(begin)
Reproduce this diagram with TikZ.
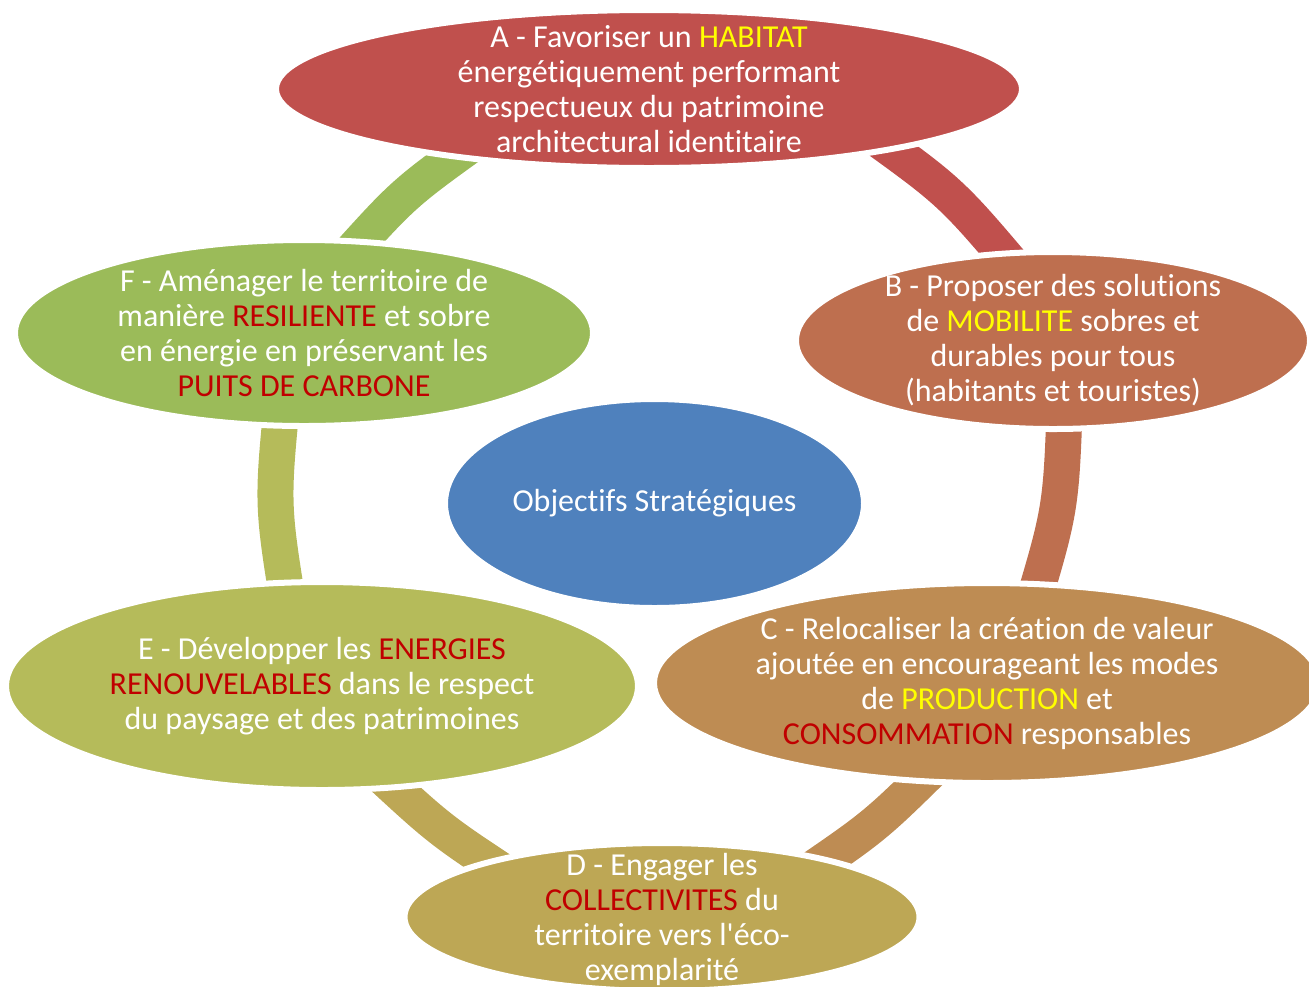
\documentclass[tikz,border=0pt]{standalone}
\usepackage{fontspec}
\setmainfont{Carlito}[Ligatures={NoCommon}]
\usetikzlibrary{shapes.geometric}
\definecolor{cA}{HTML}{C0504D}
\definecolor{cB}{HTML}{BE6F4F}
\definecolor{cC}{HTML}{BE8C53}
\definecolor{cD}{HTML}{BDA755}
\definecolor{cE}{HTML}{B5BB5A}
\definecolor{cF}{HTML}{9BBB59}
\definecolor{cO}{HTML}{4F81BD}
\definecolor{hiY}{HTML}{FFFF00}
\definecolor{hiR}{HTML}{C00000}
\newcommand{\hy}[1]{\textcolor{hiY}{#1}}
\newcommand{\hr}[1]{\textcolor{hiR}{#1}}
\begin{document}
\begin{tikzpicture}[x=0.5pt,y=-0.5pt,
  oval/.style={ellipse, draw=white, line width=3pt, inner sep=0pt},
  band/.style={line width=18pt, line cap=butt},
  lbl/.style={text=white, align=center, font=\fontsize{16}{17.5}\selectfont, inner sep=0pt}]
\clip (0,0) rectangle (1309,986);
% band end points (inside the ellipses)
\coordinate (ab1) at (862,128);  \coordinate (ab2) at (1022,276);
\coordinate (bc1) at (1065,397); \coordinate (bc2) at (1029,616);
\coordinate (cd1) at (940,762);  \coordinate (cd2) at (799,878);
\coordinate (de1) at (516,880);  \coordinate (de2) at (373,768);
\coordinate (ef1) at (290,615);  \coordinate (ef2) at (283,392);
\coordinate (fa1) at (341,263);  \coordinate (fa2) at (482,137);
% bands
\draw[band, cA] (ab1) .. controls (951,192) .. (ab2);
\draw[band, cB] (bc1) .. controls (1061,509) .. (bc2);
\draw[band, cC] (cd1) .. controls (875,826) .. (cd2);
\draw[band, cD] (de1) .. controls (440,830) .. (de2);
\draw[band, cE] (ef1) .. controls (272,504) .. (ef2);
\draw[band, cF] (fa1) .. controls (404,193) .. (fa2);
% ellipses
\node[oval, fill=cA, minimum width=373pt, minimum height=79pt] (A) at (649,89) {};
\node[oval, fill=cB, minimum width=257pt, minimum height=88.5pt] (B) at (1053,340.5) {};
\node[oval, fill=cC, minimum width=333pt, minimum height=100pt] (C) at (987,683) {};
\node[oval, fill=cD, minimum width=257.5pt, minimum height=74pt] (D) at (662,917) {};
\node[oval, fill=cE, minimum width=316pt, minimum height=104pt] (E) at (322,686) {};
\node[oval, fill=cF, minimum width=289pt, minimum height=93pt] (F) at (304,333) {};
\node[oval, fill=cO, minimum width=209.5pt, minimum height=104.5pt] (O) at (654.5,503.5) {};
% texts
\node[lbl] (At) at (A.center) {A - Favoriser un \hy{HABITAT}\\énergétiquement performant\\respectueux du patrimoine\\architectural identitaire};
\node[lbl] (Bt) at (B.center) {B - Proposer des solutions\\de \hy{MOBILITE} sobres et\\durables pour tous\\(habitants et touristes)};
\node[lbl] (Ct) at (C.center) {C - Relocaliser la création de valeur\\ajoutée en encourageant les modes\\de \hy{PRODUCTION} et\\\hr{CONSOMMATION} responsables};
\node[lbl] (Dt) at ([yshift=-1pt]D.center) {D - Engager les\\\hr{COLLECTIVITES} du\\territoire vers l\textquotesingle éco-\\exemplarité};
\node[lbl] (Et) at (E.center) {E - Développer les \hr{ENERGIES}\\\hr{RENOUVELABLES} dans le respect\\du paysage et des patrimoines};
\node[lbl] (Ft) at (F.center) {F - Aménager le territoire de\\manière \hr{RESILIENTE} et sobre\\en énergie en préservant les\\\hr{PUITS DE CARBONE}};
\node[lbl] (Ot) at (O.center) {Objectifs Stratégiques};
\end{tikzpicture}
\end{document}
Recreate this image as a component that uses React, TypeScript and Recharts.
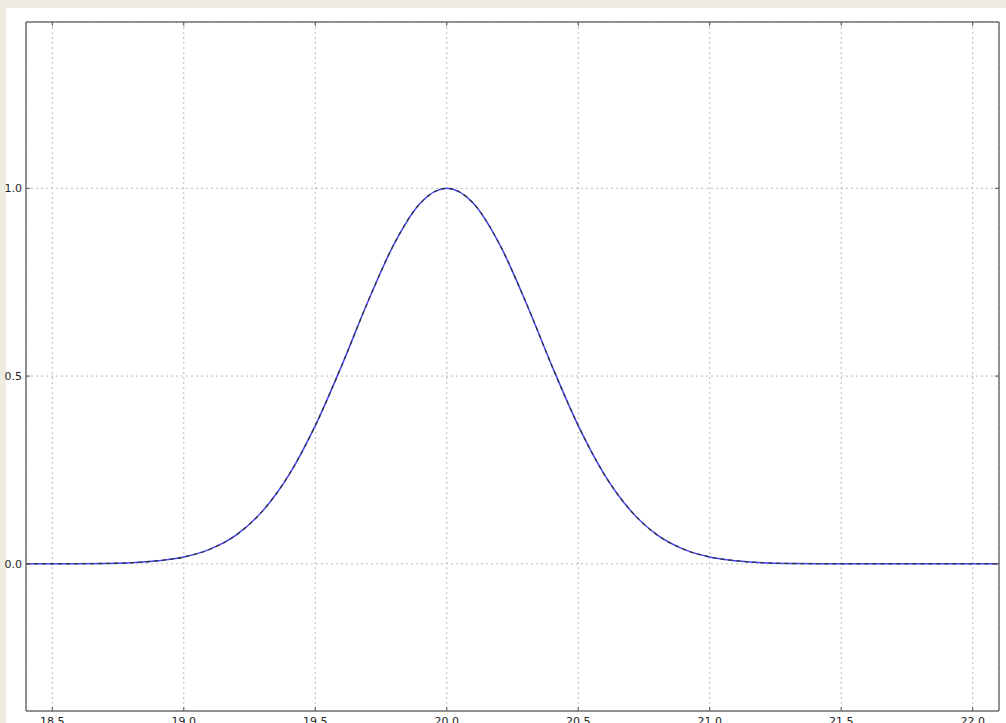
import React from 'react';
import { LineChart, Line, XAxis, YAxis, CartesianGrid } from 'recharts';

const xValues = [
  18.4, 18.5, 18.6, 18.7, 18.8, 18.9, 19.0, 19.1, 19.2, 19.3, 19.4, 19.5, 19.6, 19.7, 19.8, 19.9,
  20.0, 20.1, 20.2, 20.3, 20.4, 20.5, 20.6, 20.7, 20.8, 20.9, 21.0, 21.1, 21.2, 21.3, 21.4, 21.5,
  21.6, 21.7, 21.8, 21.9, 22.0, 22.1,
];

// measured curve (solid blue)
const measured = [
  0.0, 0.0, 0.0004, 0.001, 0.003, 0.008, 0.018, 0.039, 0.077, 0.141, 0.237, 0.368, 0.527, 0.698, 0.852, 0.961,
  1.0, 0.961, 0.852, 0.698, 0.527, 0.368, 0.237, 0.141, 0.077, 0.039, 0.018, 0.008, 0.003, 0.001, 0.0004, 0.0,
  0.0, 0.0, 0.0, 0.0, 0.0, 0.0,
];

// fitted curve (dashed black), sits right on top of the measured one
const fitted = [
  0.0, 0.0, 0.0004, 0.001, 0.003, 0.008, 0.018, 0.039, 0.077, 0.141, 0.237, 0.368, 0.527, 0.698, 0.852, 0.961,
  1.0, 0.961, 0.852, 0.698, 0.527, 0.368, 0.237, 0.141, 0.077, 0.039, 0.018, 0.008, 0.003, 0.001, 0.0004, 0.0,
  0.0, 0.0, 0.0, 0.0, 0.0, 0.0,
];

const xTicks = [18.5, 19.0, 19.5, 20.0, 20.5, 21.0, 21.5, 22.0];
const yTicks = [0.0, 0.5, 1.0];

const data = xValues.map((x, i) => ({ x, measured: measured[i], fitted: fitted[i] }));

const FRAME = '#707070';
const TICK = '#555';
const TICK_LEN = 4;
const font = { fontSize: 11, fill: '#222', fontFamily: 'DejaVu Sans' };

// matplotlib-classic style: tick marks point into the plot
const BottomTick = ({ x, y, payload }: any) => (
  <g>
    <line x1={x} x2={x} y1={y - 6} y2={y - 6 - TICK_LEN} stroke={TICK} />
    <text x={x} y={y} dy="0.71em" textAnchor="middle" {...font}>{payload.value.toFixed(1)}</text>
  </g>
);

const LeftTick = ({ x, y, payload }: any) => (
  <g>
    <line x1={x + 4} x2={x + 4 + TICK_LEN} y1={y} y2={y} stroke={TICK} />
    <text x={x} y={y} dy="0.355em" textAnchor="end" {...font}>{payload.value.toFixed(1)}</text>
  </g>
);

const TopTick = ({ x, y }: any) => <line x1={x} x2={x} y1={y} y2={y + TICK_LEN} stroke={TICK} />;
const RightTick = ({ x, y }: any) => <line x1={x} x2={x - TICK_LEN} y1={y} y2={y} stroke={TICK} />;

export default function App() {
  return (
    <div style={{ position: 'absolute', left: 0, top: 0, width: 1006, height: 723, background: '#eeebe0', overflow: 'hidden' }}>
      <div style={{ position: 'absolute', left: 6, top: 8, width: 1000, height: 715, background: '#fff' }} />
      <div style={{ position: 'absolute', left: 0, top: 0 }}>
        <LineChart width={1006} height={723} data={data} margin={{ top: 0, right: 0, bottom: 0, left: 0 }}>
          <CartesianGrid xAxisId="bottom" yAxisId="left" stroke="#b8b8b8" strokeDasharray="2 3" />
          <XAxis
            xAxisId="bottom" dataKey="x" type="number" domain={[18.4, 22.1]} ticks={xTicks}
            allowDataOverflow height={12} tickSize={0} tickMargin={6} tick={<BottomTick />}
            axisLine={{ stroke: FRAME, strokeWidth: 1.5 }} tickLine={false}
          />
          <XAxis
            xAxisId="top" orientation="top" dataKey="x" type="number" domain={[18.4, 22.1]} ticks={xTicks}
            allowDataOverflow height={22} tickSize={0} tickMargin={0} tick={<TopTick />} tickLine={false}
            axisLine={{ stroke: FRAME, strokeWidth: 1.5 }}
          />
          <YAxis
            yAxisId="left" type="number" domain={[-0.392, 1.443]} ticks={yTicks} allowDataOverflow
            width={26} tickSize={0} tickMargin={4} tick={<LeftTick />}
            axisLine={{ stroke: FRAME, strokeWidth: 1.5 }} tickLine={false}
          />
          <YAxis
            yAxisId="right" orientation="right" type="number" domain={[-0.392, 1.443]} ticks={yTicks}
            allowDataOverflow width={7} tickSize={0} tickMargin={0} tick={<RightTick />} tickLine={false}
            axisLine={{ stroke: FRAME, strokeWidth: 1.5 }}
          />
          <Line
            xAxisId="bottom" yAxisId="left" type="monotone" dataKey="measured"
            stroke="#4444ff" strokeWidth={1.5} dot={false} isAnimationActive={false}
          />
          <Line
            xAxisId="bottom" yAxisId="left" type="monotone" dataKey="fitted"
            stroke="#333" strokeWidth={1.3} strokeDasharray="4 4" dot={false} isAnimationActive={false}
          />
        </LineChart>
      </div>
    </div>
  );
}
(end)
(begin)
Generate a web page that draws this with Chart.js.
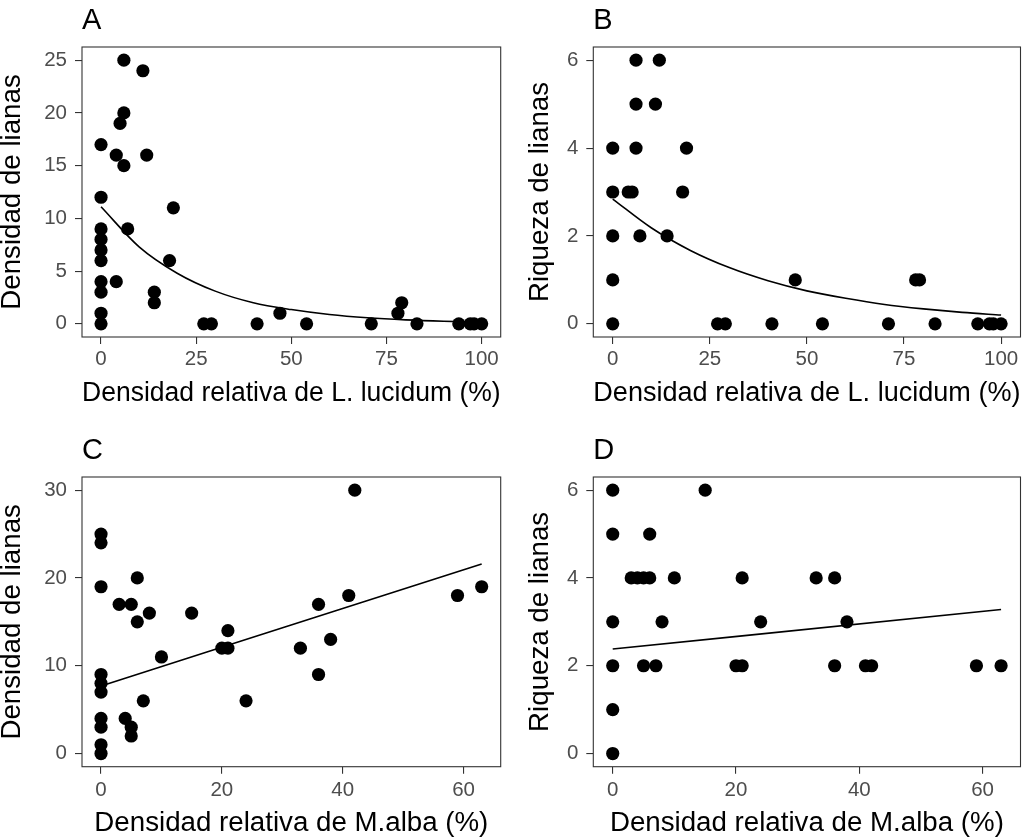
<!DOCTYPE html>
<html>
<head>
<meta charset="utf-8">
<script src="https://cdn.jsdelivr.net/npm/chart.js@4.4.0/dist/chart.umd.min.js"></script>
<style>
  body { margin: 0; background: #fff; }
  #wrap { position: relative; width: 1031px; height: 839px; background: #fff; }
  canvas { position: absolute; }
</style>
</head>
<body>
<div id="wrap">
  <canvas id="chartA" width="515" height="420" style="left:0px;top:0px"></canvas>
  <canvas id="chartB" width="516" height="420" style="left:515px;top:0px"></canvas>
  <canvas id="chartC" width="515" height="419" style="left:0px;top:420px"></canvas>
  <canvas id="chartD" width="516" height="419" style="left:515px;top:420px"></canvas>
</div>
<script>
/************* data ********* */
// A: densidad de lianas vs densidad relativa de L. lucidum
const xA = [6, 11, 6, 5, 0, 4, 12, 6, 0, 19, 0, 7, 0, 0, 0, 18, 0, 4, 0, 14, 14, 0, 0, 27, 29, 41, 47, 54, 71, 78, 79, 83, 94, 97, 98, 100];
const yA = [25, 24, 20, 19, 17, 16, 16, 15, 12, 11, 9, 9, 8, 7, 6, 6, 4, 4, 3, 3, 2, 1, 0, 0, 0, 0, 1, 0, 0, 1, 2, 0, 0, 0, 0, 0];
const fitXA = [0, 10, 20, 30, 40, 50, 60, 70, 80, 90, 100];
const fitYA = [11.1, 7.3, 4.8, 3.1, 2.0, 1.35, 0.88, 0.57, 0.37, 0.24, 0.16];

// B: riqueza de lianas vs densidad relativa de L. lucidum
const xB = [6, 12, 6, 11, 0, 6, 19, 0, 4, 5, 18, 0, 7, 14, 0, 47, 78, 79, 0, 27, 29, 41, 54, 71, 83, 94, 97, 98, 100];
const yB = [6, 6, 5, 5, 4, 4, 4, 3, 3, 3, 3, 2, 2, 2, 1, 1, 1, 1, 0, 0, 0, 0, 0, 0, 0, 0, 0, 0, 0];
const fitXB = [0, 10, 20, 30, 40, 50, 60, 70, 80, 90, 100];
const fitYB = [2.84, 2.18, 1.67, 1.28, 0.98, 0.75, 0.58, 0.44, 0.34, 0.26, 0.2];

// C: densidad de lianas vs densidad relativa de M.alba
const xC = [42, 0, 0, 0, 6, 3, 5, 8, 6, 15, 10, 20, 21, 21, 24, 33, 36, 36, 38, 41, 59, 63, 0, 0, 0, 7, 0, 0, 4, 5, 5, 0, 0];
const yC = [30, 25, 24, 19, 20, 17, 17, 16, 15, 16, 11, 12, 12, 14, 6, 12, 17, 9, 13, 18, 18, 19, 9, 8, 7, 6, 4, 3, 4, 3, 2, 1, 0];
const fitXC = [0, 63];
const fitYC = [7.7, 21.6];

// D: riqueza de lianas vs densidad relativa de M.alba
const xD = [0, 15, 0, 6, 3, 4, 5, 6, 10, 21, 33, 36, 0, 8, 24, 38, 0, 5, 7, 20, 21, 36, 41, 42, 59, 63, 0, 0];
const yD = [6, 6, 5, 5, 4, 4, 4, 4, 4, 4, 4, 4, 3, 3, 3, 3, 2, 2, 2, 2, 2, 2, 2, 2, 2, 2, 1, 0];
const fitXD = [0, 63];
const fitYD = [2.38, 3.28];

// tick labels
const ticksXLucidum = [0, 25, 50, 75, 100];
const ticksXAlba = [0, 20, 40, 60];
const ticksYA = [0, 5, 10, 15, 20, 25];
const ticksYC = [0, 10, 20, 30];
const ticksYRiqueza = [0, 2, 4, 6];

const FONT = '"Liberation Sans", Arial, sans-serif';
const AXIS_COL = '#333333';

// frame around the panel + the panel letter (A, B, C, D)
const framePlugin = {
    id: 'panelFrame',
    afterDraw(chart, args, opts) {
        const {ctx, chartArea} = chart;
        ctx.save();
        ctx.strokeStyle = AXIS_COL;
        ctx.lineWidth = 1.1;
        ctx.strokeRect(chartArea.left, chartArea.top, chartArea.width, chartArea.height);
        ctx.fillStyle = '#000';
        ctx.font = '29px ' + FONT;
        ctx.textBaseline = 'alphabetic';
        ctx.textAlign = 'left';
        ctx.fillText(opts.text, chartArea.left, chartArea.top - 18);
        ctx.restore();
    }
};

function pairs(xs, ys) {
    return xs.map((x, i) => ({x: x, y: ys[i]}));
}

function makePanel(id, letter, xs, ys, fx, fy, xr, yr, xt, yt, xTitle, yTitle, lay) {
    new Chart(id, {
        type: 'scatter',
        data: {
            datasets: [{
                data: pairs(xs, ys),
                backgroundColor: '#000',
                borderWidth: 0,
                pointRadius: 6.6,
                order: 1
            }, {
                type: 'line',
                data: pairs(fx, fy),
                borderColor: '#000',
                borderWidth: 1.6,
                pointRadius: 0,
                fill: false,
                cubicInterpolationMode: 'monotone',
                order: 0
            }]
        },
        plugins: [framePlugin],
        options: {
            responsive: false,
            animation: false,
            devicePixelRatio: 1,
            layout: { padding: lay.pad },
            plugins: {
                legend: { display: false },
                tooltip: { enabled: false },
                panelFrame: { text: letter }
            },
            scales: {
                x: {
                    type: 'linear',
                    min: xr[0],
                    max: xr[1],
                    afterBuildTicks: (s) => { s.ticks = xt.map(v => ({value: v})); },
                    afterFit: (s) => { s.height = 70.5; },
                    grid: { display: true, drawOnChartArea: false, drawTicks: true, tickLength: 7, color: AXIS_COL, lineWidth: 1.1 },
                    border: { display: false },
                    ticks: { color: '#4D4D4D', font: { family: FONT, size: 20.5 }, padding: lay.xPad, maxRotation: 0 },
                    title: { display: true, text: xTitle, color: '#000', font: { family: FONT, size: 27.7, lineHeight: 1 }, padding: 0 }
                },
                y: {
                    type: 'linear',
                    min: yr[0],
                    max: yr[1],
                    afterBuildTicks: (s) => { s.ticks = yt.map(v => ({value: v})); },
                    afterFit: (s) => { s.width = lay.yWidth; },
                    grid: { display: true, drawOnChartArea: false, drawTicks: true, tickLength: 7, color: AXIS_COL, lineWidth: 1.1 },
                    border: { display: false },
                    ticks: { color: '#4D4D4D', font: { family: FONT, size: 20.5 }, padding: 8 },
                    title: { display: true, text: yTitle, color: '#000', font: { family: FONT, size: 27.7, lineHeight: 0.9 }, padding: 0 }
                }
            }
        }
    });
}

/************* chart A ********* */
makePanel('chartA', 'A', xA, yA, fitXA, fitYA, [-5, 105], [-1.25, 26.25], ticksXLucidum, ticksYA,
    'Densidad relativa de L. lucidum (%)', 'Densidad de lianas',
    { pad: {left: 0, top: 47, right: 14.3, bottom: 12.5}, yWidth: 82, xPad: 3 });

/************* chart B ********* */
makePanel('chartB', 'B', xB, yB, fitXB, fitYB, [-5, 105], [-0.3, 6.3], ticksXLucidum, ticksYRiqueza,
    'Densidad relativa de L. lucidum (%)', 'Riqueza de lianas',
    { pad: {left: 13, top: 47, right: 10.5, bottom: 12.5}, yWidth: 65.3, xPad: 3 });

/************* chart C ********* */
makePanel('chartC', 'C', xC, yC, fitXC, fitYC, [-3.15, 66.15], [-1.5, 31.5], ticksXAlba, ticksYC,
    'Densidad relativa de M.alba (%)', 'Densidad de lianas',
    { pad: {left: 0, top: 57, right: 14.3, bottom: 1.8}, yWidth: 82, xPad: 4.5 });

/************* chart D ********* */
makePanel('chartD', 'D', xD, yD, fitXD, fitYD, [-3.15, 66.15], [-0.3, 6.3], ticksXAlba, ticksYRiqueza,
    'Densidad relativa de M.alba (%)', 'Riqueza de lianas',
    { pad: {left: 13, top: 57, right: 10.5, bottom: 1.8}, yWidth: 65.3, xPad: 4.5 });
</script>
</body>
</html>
(end)
(begin)
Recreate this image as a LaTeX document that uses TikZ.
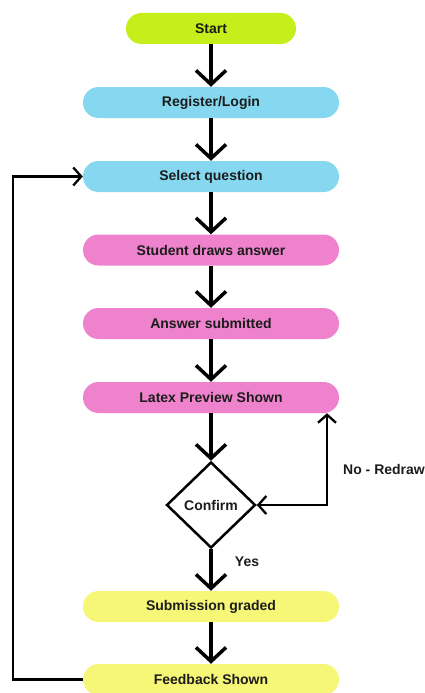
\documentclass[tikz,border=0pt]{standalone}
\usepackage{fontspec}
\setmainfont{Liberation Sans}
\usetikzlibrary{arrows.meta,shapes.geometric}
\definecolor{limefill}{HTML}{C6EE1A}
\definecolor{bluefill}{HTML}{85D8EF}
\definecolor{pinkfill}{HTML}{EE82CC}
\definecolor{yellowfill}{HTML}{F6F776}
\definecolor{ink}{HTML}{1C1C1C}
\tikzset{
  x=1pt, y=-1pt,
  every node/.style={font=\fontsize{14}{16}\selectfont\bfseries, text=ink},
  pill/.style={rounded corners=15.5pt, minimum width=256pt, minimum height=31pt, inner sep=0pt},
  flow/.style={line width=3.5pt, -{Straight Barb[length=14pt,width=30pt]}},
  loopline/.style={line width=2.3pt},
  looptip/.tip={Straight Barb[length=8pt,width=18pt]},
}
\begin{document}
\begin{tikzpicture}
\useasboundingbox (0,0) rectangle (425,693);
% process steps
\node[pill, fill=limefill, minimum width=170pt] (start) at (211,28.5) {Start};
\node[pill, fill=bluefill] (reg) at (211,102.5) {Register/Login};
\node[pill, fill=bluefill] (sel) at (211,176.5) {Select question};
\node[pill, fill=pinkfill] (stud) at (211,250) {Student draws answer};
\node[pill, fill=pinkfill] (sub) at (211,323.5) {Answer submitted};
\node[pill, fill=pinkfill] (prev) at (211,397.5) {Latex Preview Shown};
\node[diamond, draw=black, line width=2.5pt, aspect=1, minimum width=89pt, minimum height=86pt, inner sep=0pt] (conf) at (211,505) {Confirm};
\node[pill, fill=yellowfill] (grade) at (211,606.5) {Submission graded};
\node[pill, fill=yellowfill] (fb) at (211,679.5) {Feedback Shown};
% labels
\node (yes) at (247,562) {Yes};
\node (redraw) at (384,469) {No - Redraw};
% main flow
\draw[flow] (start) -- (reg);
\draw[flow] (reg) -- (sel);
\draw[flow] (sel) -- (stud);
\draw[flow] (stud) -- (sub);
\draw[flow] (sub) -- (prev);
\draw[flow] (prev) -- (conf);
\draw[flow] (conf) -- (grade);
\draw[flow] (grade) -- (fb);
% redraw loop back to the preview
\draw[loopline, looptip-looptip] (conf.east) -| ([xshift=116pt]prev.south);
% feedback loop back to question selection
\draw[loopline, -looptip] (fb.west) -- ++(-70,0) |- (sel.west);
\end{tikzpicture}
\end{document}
(end)
## Challenge:
Locate the word "React" in the data above. Copy every line carrying it.

## Solution for this task:
Recreate this image as a component that uses React, TypeScript and Recharts.
import React from 'react';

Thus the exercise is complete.